[Peace-discuss] Hutton inquiry

Dlind49 at aol.com Dlind49 at aol.com
Wed Feb 4 08:05:06 CST 2004


and this is how the bad guys clear themselves.....





Hutton Inquiry: A black day for democracy in Britain
Statement of the Socialist Equality Party (Britain)
3 February 2004


Lord Hutton’s inquiry into the death of whistleblower Dr. David Kelly has 
revealed the advanced stage of decay of British democracy. It is a watershed in 
the attack on democratic rights that has been waged for more than two decades 
by successive governments and which has dramatically accelerated under the 
Labour government of Prime Minister Tony Blair.

The fundamental question underlying the inquiry was: Do the British people 
have the right to hold their government accountable on matters pertaining to 
life and death?

Hutton’s verdict was a resounding “No.” He has come down squarely in favour 
of a quasi-dictatorial form of government, in which those who hold power are 
not answerable for their actions to the people. He has, moreover, set in motion 
a witch-hunt against any section of the media that maintains the slightest 
independence from the government and subjects its claims to critical review.

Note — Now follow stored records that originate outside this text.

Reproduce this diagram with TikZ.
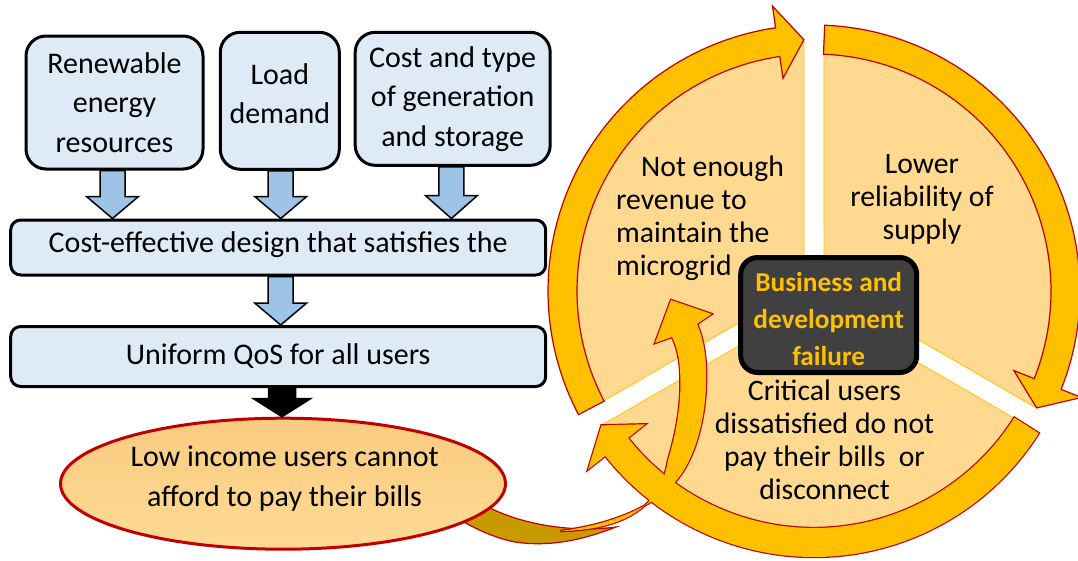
\documentclass[tikz,border=0pt]{standalone}
\usepackage{fontspec}
\setmainfont{Carlito}
\usetikzlibrary{shapes.geometric,calc}
\definecolor{boxblue}{HTML}{DEEBF7}
\definecolor{arrblue}{HTML}{9DC3E6}
\definecolor{pale}{HTML}{FFD990}
\definecolor{gold}{HTML}{FFC000}
\definecolor{dred}{HTML}{C00000}
\definecolor{darkgold}{HTML}{C99A00}
\definecolor{boxdark}{HTML}{404040}
\definecolor{elltop}{HTML}{F9CB80}
\definecolor{ellbot}{HTML}{FFDA94}
% block arrow: #1 from, #2 to, #3 x, #4 style, #5 head length, #6 shaft half, #7 head half
\newcommand{\blockarrow}[7]{%
  \path[#4] let \p1=(#1.south), \p2=(#2.north) in
   ({#3pt-#6pt},\y1) -- ({#3pt+#6pt},\y1) -- ({#3pt+#6pt},{\y2+#5pt}) -- ({#3pt+#7pt},{\y2+#5pt})
   -- ({#3pt},\y2) -- ({#3pt-#7pt},{\y2+#5pt}) -- ({#3pt-#6pt},{\y2+#5pt}) -- cycle;}
% ring arrow path: #1 start angle, #2 base angle, #3 tip angle
\newcommand{\ringpath}[3]{(#1:266) arc[start angle=#1, end angle=#2, radius=266] -- (#2:288) -- (#3:251.5) -- (#2:215) -- (#2:237) arc[start angle=#2, end angle=#1, radius=237] -- cycle}
\newcommand{\curvedpath}{(560,-531) .. controls (620,-530) and (660,-510) .. (668,-460) .. controls (677,-430) and (682,-400) .. (680,-370) .. controls (679,-355) and (676,-345) .. (672,-337) -- (655,-343) -- (671,-300) -- (711.7,-314) -- (697,-324) .. controls (704,-340) and (707,-360) .. (706,-385) .. controls (705,-420) and (695,-460) .. (675,-482) .. controls (655,-505) and (615,-524) .. (560,-531) -- cycle}
\begin{document}
\begin{tikzpicture}[x=1pt,y=1pt,
  boxtxt/.style={font=\fontsize{30}{39.5}\selectfont, align=center, inner sep=0pt},
  bluebox/.style={boxtxt, draw=black, line width=3pt, fill=boxblue, rounded corners=20pt},
  widebox/.style={bluebox, rounded corners=10pt},
  barrowstyle/.style={draw=black, line width=1.5pt, fill=arrblue, line join=miter},
  blackarrow/.style={draw=black, line width=1.5pt, fill=black},
  wedge/.style={fill=pale, draw=gold, line width=0.8pt},
  ringstyle/.style={fill=gold, draw=dred, line width=1.2pt},
  sectxt/.style={font=\fontsize{29.7}{33}\selectfont, inner sep=0pt},
]
\useasboundingbox (0,0) rectangle (1078,-560);

% ---------- left column ----------
\node[bluebox, minimum width=177pt, minimum height=133pt] (b1) at (114.5,-102.5) {Renewable\\energy\\resources};
\node[bluebox, minimum width=119pt, minimum height=137pt] (b2) at (279.8,-100.8) {};
\node[boxtxt] (b2t) at (279.8,-93.5) {Load\\demand};
\node[bluebox, minimum width=195pt, minimum height=133pt] (b3) at (452.7,-98.8) {Cost and type\\of generation\\and storage};
\node[widebox, minimum width=535pt, minimum height=55pt] (cd) at (278.2,-247.5) {};
\node[boxtxt] (cdt) at (278.2,-244.5) {Cost-effective design that satisfies the};
\node[widebox, minimum width=535pt, minimum height=60pt] (uq) at (278.2,-356.5) {Uniform QoS for all users};

\blockarrow{b1}{cd}{112.5}{barrowstyle}{22}{12.5}{26}
\blockarrow{b2}{cd}{280.7}{barrowstyle}{22}{12.5}{26}
\blockarrow{b3}{cd}{451.4}{barrowstyle}{23}{12.5}{26}
\blockarrow{cd}{uq}{280.7}{barrowstyle}{22}{12.5}{26}

% ---------- cycle ----------
\begin{scope}[shift={(814,-291)}]
  \path[wedge] (150:11.55) -- (92.28:250) arc[start angle=92.28, end angle=207.72, radius=250] -- cycle;
  \path[wedge] (30:11.55) -- (87.72:250) arc[start angle=87.72, end angle=-27.72, radius=250] -- cycle;
  \path[wedge] (270:11.55) -- (327.72:250) arc[start angle=327.72, end angle=212.28, radius=250] -- cycle;
  \path[ringstyle] \ringpath{207.7}{98.3}{92.3};
  \path[ringstyle] \ringpath{87.7}{-21.7}{-27.7};
\end{scope}

% dark back of the curved arrow
\path[fill=darkgold, draw=dred, line width=1.2pt] (486,-506) .. controls (520,-524) and (570,-533) .. (616,-527) .. controls (590,-537) and (555,-548) .. (515,-542) .. controls (495,-538) and (478,-530) .. (462,-521) -- cycle;

% union outline of bottom ring and curved arrow
\path[draw=dred, line width=2.4pt, shift={(814,-291)}] \ringpath{327.7}{218.3}{212.3};
\path[draw=dred, line width=2.4pt] \curvedpath;
\path[fill=gold, shift={(814,-291)}] \ringpath{327.7}{218.3}{212.3};
\path[fill=gold] \curvedpath;

% ellipse
\node[ellipse, draw=dred, line width=3pt, top color=elltop, bottom color=ellbot, minimum width=445pt, minimum height=131pt, inner sep=0pt] (ell) at (283,-483.7) {};
\node[boxtxt] (ellt) at (284.6,-478.5) {Low income users cannot\\afford to pay their bills};
\blockarrow{uq}{ell}{282}{blackarrow}{18}{13.5}{28.5}

% centre box
\node[draw=black, line width=5pt, fill=boxdark, rounded corners=17pt, minimum width=176pt, minimum height=115pt, inner sep=0pt] (fb) at (828.7,-315) {};
\node[inner sep=0pt, text=gold, align=center, font=\bfseries\fontsize{27.3}{37}\selectfont] (fbt) at (828.7,-319.5) {Business and\\development\\failure};

% sector texts
\node[sectxt, anchor=west, align=left] (t1) at (616,-218.5) {\hspace*{25pt}Not enough\\revenue to\\maintain the\\microgrid};
\node[sectxt, align=center] (t2) at (922,-199) {Lower\\reliability of\\supply};
\node[sectxt, align=center] (t3) at (824.5,-439.5) {Critical users\\dissatisfied do not\\pay their bills\ \ or\\disconnect};
\end{tikzpicture}
\end{document}
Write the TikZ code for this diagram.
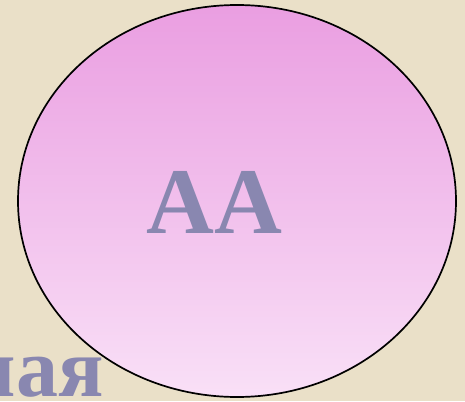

His 
findings clear the way for an unprecedented attack on freedom of the press 
and free speech.

To understand the import of Hutton’s findings, it is necessary to review the 
circumstances under which the inquiry was convened.

Months before hostilities against Iraq began, Blair decided to line his 
government up behind the drive of the Bush administration for war. He launched a 
propaganda offensive aimed at terrorizing the population and stampeding it 
behind the war drive, making blood-curdling claims about Iraqi weapons of mass 
destruction and an imminent threat to the safety of the British people that have 
since been proven to be utterly false.

Blair pursued his war policy in the face of the indisputable opposition of 
the majority of people in Britain, not to mention the popular will of broad 
masses of people in the rest of Europe, the US, and around the world. Some two 
million people marched in London on February 15, 2003 to oppose the coming war, 
in the largest political demonstration in British history. This and similar 
expressions of popular opposition and anger showed that a large majority of the 
population had made its own evaluation of Blair’s WMD assertions, and concluded 
they were not credible.

Blair’s response was to declare that the essence of democracy was the conduct 
of state policy in defiance of the popular will.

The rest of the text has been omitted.